The FDA removed the affected products from store shelves, but to ensure a comprehensive recall, they had to make some calls up the supply chain. Various prepared food businesses used United Canning’s mushrooms, including Mario Fabbrini, owner of Papa Fabbrini’s Frozen Pizzas.
When Fabbrini got the call, “everything [went] dark,” he later told the Detroit Free Press. Fabbrini was an immigrant, and the architect of his very own all-American success story. He had a visceral understanding of what he stood to lose, and a palpable fear of losing it. He had come to Michigan from Fiume, Italy, after World War II, having grown up under the Fascist regime—“They put the black shirt on me when I was six years old,” he told United Press International. After he got to the U.S., he and his wife, Olga, adapted his family pizza recipe for American palates (“the pizza from my country no one here would eat,” he told one reporter), and went from rolling dough to raking it in.
When he got the news about the mushrooms, Fabbrini stopped his shipments and submitted his mushroom pizzas to a crude contamination test: slices were fed to a couple of FDA lab mice, who promptly died. So Fabbrini recalled his ‘shroom-topped pies, rounding them up from local restaurants and grocery stores. In order to get rid of them, he decided to throw a funeral—partly for the grand optics, but, one suspects, partly as a display of accountability, too.
By the time of the botulism scare, Fabbrini was a decade into his pizza-making career. He was churning out tens of thousands of pies per week, with the help of 22 full-time employees and a state-of-the-art factory. The scandal threatened to undo all he had worked for. “All I could think was, ‘Oh my God. Not me,’” he told UPI.
Some people—at least 17, UPI reported—tried to make Fabbrini’s nightmare come true, claiming they had taken ill from tainted toppings. His neighbors, though, rallied in support. One local fan, anticipating Fabbrini’s bankruptcy fears, offered to put some stock up for collateral if it became necessary to save his business. A bank teller told Fabbrini that a nearby priest was leading prayers for him.
Besides the governor, dozens of community leaders attended the funeral, including Chamber of Commerce members and bank presidents. “It sorta makes you goose pimples about America,” Fabbrini said to the UPI reporter. Governor Milliken later called Fabbrini “an example for all of us.” The article’s subhead, mincing no words, was “Immigrant Offered Help.”
In the end though, Fabbrini’s dramatic action was all for naught. In the two weeks between the recall and the funeral, the pizzas were let off the hook: Their mushrooms were untainted after all.
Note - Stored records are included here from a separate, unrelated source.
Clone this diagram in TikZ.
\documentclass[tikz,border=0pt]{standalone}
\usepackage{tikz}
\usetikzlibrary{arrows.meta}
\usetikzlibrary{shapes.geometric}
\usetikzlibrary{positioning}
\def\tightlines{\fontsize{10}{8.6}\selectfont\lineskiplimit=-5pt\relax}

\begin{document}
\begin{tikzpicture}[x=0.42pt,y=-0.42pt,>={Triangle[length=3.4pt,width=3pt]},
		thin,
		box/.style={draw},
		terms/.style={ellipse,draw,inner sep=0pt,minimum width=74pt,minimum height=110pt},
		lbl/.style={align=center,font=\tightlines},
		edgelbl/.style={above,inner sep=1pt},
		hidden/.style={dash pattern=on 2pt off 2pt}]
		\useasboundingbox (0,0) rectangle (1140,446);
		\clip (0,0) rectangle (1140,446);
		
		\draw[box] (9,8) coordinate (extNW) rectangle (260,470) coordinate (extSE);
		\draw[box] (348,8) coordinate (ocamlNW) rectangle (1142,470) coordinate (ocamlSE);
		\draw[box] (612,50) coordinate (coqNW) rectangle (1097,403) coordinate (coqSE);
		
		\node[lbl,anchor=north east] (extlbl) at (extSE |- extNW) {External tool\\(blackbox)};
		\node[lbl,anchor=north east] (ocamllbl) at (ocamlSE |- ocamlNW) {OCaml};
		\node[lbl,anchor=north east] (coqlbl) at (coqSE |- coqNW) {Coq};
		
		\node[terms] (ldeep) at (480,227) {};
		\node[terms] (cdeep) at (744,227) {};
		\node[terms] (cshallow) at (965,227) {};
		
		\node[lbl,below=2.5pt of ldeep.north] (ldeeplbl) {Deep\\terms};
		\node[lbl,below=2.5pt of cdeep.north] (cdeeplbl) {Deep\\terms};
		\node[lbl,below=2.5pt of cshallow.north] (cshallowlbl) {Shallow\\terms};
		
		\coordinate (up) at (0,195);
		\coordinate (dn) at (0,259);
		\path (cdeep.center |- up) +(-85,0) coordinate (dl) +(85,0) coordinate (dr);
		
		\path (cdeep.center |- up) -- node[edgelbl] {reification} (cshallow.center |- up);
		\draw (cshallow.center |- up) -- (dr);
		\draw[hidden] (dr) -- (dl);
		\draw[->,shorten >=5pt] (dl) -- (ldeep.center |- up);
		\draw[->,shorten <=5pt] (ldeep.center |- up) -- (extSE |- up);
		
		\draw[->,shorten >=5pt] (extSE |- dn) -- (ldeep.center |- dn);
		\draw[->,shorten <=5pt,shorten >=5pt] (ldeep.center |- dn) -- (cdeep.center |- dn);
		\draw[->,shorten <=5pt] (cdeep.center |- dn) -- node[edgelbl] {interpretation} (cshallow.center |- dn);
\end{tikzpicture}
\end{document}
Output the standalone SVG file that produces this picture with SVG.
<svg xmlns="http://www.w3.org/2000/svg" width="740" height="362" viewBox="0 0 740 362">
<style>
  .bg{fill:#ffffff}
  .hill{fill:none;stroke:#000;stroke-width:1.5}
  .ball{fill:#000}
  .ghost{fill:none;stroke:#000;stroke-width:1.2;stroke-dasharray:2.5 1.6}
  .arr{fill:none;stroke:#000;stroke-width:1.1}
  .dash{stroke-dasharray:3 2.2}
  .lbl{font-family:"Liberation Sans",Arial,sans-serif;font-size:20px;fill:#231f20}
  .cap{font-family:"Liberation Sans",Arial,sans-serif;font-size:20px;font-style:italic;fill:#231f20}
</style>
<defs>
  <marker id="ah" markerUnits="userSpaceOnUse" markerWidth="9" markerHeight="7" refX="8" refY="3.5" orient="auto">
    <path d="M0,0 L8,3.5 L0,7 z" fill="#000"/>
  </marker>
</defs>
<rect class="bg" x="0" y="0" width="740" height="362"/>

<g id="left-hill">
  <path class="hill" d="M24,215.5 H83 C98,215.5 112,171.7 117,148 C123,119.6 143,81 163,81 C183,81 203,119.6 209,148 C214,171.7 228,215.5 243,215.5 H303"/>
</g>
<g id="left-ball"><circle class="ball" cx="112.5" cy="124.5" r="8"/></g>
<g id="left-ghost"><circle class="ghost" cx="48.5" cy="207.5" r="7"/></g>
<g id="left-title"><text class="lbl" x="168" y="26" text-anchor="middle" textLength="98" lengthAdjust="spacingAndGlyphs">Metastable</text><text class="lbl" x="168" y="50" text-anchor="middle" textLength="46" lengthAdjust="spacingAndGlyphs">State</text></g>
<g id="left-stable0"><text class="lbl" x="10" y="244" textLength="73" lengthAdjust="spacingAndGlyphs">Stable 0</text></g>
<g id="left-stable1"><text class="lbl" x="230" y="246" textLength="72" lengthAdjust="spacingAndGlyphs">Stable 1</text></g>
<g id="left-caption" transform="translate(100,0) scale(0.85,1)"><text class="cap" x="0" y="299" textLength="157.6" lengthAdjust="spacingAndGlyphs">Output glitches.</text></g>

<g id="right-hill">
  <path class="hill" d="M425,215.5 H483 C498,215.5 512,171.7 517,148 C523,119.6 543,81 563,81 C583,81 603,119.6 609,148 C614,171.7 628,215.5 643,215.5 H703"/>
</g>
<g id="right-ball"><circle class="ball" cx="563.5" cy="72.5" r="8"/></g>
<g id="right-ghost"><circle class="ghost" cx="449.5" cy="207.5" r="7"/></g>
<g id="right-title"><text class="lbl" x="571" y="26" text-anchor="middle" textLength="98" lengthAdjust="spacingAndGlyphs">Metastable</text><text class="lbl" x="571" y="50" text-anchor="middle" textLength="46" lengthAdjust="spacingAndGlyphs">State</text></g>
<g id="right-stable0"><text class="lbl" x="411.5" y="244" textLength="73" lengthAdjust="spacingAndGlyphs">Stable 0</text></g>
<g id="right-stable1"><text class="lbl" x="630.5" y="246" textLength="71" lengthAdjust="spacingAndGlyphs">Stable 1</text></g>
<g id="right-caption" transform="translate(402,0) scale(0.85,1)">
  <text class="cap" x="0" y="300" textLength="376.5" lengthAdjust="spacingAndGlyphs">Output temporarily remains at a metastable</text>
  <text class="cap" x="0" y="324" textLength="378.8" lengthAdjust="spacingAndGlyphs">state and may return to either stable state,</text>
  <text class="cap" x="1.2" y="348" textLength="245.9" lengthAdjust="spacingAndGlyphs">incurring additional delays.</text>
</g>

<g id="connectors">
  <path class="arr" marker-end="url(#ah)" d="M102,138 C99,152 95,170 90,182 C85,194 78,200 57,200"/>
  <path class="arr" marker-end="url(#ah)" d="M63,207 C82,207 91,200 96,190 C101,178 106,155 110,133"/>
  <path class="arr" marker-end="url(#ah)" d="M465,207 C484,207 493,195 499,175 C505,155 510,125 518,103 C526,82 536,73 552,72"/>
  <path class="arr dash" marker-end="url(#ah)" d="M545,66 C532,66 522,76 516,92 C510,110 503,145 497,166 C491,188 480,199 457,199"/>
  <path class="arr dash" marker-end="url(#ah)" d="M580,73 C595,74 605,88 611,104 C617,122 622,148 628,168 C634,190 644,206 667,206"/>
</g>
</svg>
The mice that died after eating them had apparently succumbed not to botulism, but to some other mouse malady. (“I think it was indigestion,” Fabbrini told the Associated Press. “Maybe they didn’t like my pizza.”)
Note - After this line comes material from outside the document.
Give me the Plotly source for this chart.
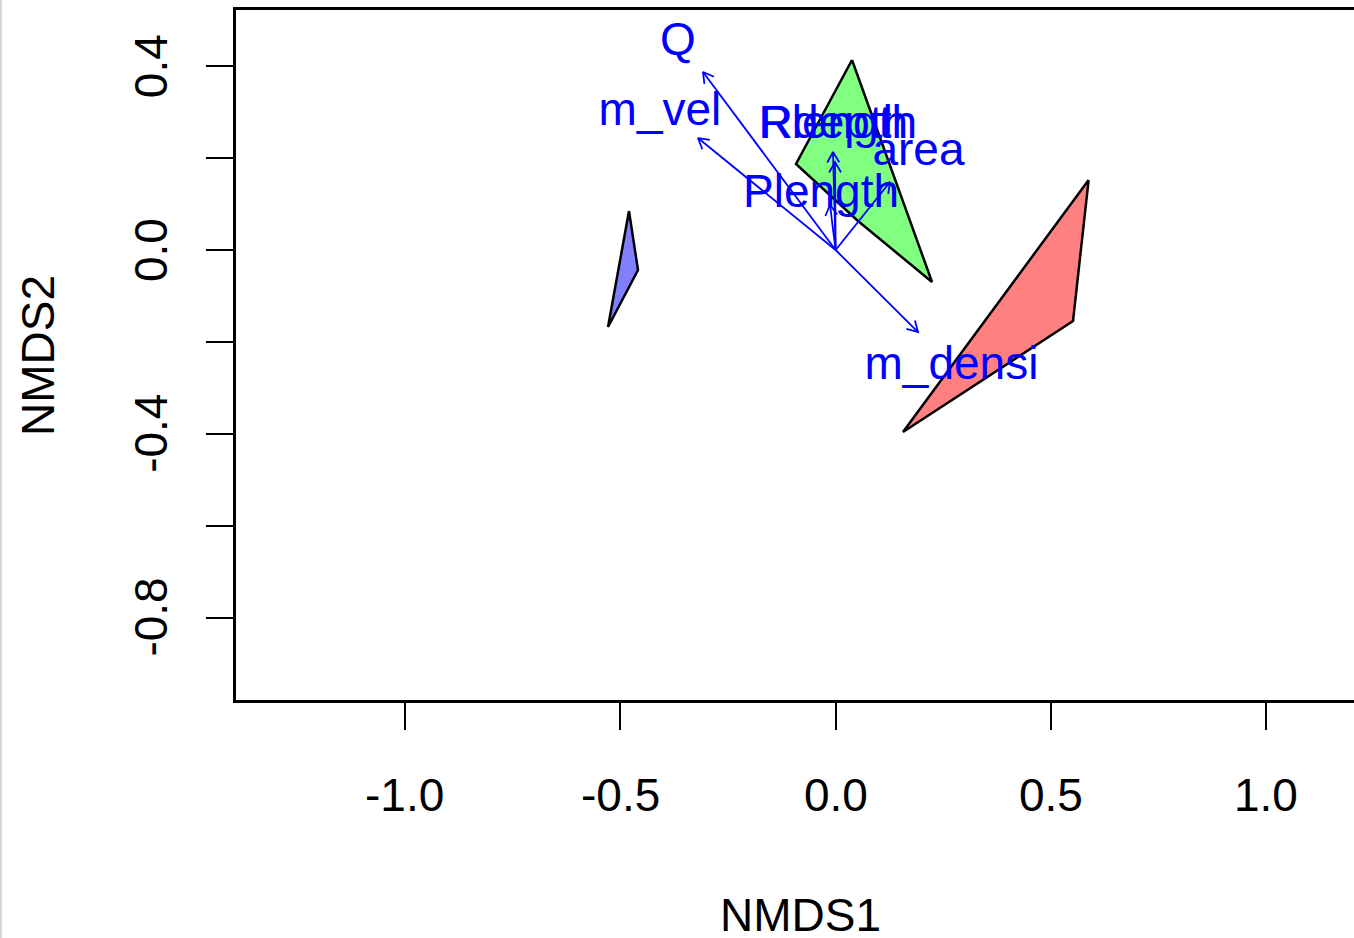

Fabbrini’s sales took a bit of a dive—the pies buried at the funeral cost him about $30,000. According to legal documents, he lost even more money bringing new flavors to market, because his customers lost trust in mushrooms. But his business survived, and the tale of the Great Michigan Pizza Funeral harbors one final twist. Those legal documents only exist because, a few days before the burial, Fabbrini sued the canning company for a million dollars, and won a good chunk of it—an all-American ending to an all-American story.
This story was updated, with minor edits, on October 21, 2020.